## start INFORMATION SUPPLIED
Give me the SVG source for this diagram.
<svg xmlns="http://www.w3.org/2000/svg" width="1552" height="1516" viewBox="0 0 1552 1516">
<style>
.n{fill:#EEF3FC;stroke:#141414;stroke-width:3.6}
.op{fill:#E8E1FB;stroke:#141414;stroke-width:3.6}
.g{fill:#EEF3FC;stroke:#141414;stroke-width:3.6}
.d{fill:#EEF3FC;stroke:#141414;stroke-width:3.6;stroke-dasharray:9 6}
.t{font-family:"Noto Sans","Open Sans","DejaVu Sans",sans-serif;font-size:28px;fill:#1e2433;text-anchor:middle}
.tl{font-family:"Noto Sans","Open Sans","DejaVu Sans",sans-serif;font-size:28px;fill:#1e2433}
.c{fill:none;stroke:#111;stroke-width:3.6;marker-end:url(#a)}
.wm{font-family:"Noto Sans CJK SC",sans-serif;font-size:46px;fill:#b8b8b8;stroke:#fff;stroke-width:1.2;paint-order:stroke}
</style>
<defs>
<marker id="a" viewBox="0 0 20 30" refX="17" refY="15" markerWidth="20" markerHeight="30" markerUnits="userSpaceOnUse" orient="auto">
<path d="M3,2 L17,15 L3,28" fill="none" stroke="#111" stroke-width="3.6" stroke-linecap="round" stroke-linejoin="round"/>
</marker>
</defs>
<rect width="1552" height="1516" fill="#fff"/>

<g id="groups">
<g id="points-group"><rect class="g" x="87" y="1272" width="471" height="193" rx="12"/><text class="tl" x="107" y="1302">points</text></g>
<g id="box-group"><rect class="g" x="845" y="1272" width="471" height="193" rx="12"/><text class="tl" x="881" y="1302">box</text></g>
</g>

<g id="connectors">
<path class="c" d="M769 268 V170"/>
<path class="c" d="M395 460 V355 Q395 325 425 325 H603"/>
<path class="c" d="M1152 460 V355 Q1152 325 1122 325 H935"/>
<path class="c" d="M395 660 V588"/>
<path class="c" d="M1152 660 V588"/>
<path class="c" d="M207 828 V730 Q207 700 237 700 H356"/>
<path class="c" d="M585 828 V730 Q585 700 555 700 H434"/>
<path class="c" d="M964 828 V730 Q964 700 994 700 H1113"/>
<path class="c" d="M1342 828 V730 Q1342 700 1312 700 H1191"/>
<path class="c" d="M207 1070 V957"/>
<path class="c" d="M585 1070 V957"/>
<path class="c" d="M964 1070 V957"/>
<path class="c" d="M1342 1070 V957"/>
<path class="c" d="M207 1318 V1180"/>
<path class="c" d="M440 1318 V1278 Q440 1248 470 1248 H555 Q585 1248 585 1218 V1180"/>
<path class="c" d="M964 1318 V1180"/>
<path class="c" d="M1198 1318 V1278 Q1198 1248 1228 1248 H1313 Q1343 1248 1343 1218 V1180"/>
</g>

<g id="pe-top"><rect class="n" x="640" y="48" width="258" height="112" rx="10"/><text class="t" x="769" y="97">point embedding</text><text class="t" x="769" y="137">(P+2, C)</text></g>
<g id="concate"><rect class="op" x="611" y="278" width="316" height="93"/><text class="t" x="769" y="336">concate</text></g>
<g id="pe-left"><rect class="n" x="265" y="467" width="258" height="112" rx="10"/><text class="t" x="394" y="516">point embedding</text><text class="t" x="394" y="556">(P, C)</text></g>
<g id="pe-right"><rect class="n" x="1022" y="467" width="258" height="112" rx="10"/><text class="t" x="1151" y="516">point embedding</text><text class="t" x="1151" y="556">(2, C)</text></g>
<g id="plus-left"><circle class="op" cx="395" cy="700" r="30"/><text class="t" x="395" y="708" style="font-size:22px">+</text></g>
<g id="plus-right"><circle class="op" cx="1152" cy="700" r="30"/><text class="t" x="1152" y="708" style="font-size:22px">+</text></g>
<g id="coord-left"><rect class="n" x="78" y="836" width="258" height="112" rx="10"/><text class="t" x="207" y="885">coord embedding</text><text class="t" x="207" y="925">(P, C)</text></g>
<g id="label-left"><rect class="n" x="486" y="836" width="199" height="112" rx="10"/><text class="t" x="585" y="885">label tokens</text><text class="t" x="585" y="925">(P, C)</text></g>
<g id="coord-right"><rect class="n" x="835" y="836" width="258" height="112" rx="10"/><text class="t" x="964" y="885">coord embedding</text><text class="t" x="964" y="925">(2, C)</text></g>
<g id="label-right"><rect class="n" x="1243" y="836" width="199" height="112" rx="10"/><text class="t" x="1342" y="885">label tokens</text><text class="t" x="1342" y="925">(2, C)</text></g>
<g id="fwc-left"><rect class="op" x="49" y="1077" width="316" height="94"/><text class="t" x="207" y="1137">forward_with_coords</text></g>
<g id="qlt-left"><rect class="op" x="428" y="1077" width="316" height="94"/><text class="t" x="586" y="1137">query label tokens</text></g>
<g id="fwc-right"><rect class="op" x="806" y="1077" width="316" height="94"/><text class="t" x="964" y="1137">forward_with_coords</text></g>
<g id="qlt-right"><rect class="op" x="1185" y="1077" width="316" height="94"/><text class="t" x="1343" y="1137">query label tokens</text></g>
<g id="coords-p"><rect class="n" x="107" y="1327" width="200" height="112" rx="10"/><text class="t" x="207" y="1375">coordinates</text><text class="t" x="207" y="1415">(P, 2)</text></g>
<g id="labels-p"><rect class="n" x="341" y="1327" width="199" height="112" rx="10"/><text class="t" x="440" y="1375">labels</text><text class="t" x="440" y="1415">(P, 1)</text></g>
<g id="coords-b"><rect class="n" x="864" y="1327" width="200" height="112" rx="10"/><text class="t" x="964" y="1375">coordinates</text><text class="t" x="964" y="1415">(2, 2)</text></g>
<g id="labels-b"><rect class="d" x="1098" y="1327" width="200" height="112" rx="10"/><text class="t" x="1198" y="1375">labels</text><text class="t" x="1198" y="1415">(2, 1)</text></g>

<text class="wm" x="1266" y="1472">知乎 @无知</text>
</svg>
## end INFORMATION SUPPLIED
--- BRIEF ---
Write the material out again word for word.

--- TASK RESULT ---
Give me the SVG source for this diagram.
<svg xmlns="http://www.w3.org/2000/svg" width="1552" height="1516" viewBox="0 0 1552 1516">
<style>
.n{fill:#EEF3FC;stroke:#141414;stroke-width:3.6}
.op{fill:#E8E1FB;stroke:#141414;stroke-width:3.6}
.g{fill:#EEF3FC;stroke:#141414;stroke-width:3.6}
.d{fill:#EEF3FC;stroke:#141414;stroke-width:3.6;stroke-dasharray:9 6}
.t{font-family:"Noto Sans","Open Sans","DejaVu Sans",sans-serif;font-size:28px;fill:#1e2433;text-anchor:middle}
.tl{font-family:"Noto Sans","Open Sans","DejaVu Sans",sans-serif;font-size:28px;fill:#1e2433}
.c{fill:none;stroke:#111;stroke-width:3.6;marker-end:url(#a)}
.wm{font-family:"Noto Sans CJK SC",sans-serif;font-size:46px;fill:#b8b8b8;stroke:#fff;stroke-width:1.2;paint-order:stroke}
</style>
<defs>
<marker id="a" viewBox="0 0 20 30" refX="17" refY="15" markerWidth="20" markerHeight="30" markerUnits="userSpaceOnUse" orient="auto">
<path d="M3,2 L17,15 L3,28" fill="none" stroke="#111" stroke-width="3.6" stroke-linecap="round" stroke-linejoin="round"/>
</marker>
</defs>
<rect width="1552" height="1516" fill="#fff"/>

<g id="groups">
<g id="points-group"><rect class="g" x="87" y="1272" width="471" height="193" rx="12"/><text class="tl" x="107" y="1302">points</text></g>
<g id="box-group"><rect class="g" x="845" y="1272" width="471" height="193" rx="12"/><text class="tl" x="881" y="1302">box</text></g>
</g>

<g id="connectors">
<path class="c" d="M769 268 V170"/>
<path class="c" d="M395 460 V355 Q395 325 425 325 H603"/>
<path class="c" d="M1152 460 V355 Q1152 325 1122 325 H935"/>
<path class="c" d="M395 660 V588"/>
<path class="c" d="M1152 660 V588"/>
<path class="c" d="M207 828 V730 Q207 700 237 700 H356"/>
<path class="c" d="M585 828 V730 Q585 700 555 700 H434"/>
<path class="c" d="M964 828 V730 Q964 700 994 700 H1113"/>
<path class="c" d="M1342 828 V730 Q1342 700 1312 700 H1191"/>
<path class="c" d="M207 1070 V957"/>
<path class="c" d="M585 1070 V957"/>
<path class="c" d="M964 1070 V957"/>
<path class="c" d="M1342 1070 V957"/>
<path class="c" d="M207 1318 V1180"/>
<path class="c" d="M440 1318 V1278 Q440 1248 470 1248 H555 Q585 1248 585 1218 V1180"/>
<path class="c" d="M964 1318 V1180"/>
<path class="c" d="M1198 1318 V1278 Q1198 1248 1228 1248 H1313 Q1343 1248 1343 1218 V1180"/>
</g>

<g id="pe-top"><rect class="n" x="640" y="48" width="258" height="112" rx="10"/><text class="t" x="769" y="97">point embedding</text><text class="t" x="769" y="137">(P+2, C)</text></g>
<g id="concate"><rect class="op" x="611" y="278" width="316" height="93"/><text class="t" x="769" y="336">concate</text></g>
<g id="pe-left"><rect class="n" x="265" y="467" width="258" height="112" rx="10"/><text class="t" x="394" y="516">point embedding</text><text class="t" x="394" y="556">(P, C)</text></g>
<g id="pe-right"><rect class="n" x="1022" y="467" width="258" height="112" rx="10"/><text class="t" x="1151" y="516">point embedding</text><text class="t" x="1151" y="556">(2, C)</text></g>
<g id="plus-left"><circle class="op" cx="395" cy="700" r="30"/><text class="t" x="395" y="708" style="font-size:22px">+</text></g>
<g id="plus-right"><circle class="op" cx="1152" cy="700" r="30"/><text class="t" x="1152" y="708" style="font-size:22px">+</text></g>
<g id="coord-left"><rect class="n" x="78" y="836" width="258" height="112" rx="10"/><text class="t" x="207" y="885">coord embedding</text><text class="t" x="207" y="925">(P, C)</text></g>
<g id="label-left"><rect class="n" x="486" y="836" width="199" height="112" rx="10"/><text class="t" x="585" y="885">label tokens</text><text class="t" x="585" y="925">(P, C)</text></g>
<g id="coord-right"><rect class="n" x="835" y="836" width="258" height="112" rx="10"/><text class="t" x="964" y="885">coord embedding</text><text class="t" x="964" y="925">(2, C)</text></g>
<g id="label-right"><rect class="n" x="1243" y="836" width="199" height="112" rx="10"/><text class="t" x="1342" y="885">label tokens</text><text class="t" x="1342" y="925">(2, C)</text></g>
<g id="fwc-left"><rect class="op" x="49" y="1077" width="316" height="94"/><text class="t" x="207" y="1137">forward_with_coords</text></g>
<g id="qlt-left"><rect class="op" x="428" y="1077" width="316" height="94"/><text class="t" x="586" y="1137">query label tokens</text></g>
<g id="fwc-right"><rect class="op" x="806" y="1077" width="316" height="94"/><text class="t" x="964" y="1137">forward_with_coords</text></g>
<g id="qlt-right"><rect class="op" x="1185" y="1077" width="316" height="94"/><text class="t" x="1343" y="1137">query label tokens</text></g>
<g id="coords-p"><rect class="n" x="107" y="1327" width="200" height="112" rx="10"/><text class="t" x="207" y="1375">coordinates</text><text class="t" x="207" y="1415">(P, 2)</text></g>
<g id="labels-p"><rect class="n" x="341" y="1327" width="199" height="112" rx="10"/><text class="t" x="440" y="1375">labels</text><text class="t" x="440" y="1415">(P, 1)</text></g>
<g id="coords-b"><rect class="n" x="864" y="1327" width="200" height="112" rx="10"/><text class="t" x="964" y="1375">coordinates</text><text class="t" x="964" y="1415">(2, 2)</text></g>
<g id="labels-b"><rect class="d" x="1098" y="1327" width="200" height="112" rx="10"/><text class="t" x="1198" y="1375">labels</text><text class="t" x="1198" y="1415">(2, 1)</text></g>

<text class="wm" x="1266" y="1472">知乎 @无知</text>
</svg>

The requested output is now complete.